Nonantola, in Modena, and Bovezzo, in Brescia, along with dozens of other towns including Troina, in Sicily, have also revoked Mussolini’s honorary citizenship in recent years.

“Many of these towns had granted honorary citizenship to the partisans who had fought against fascism and were buried in their local cemeteries,” said Marino. “The fact that Mussolini was listed as an honorary citizen in the same towns was a disgrace.”

But in other towns and cities, such as Bologna, historically a stronghold of the left, laws prevent the revocation of honorary citizenship from the deceased. It was for this reason that Ustica, where Antonio Gramsci, one of the most important Marxist thinkers of the 20th century was held as a political prisoner, passed a law to revoke honorary citizenship after death for all.

To target Mussolini all honorary citizens of Ustica who are no longer alive, including Disney, the US astronaut Malcolm Scott Carpenter, and French naval officer and oceanographer Jacques-Yves Cousteau, have lost the honour.

In some towns where the honorary citizenship of Mussolini was discovered, public debate on the historical merits was opened up.

In 2021 Edith Bruck, a Hungarian poet and writer who survived the Auschwitz concentration camp, was offered honorary citizenship of Anzio, in Lazio, but she refused because the town listed Mussolini among its honorary citizens. The dictator still had “many followers in [that] territory and … also in Europe itself, which has a poor memory”, Bruck explained.

The mayor at the time, Candido De Angelis, supported by a coalition of rightwing parties, described himself as “disappointed” by Bruck’s decision and defended the town’s continuing honorary citizenship for Mussolini.

“History must be respected, not only for Mussolini,” De Angelis said. “If someone in Anzio granted honorary citizenship to Mussolini a century ago, it didn’t seem appropriate or useful to revisit this issue. It’s just a political game that serves no purpose. Also, because as far as I’m concerned, fascism no longer exists. The historical judgment on fascism has been made and it is a completely negative judgment.”

In the town of Jesolo, in Veneto, honorary citizenship for Mussolini (known as Il Duce) sparked a controversy last year after the mayor, Christofer De Zotti – who is in Giorgia Meloni’s Brothers of Italy party – decided not to revoke it.

De Zotti claimed the honorary title was an historical act that should not be erased and could not be judged by today’s standards.

“The fact is that there is no municipal resolution from the time that granted honorary citizenship to Mussolini because it was a common practice back then,” he told the Guardian. “In the past, Jesolo was governed by leftwing parties and even they did not bother to revoke Mussolini’s citizenship. We prefer to respond to criticism with a series of initiatives that we are carrying out in the coming days to commemorate the figure of Matteotti, Mussolini’s fiercest opponent.”
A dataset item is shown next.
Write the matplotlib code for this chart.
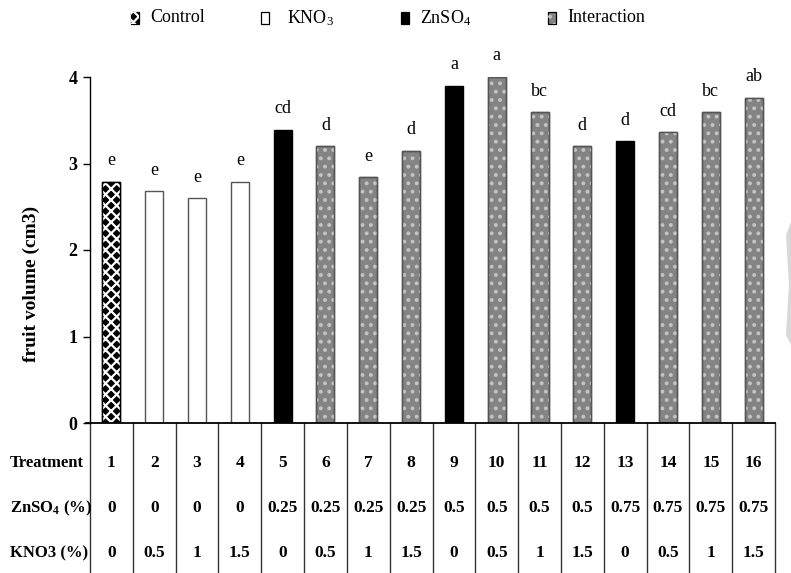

Marino said she believed that revoking Mussolini’s honorary citizenship remained a necessity for Italian mayors and councils decades after his death in 1945. “Many municipalities choose to maintain honorary citizenship for a dictator who made violence, militarism, and racism pillars of the regime, citing historical reasons,” she said.

She added: “Cancelling an honour bestowed upon a dictator who enacted racial laws and led Italy into a disastrous war by aligning with the Nazi regime is not only a necessity but in itself a historic gesture.”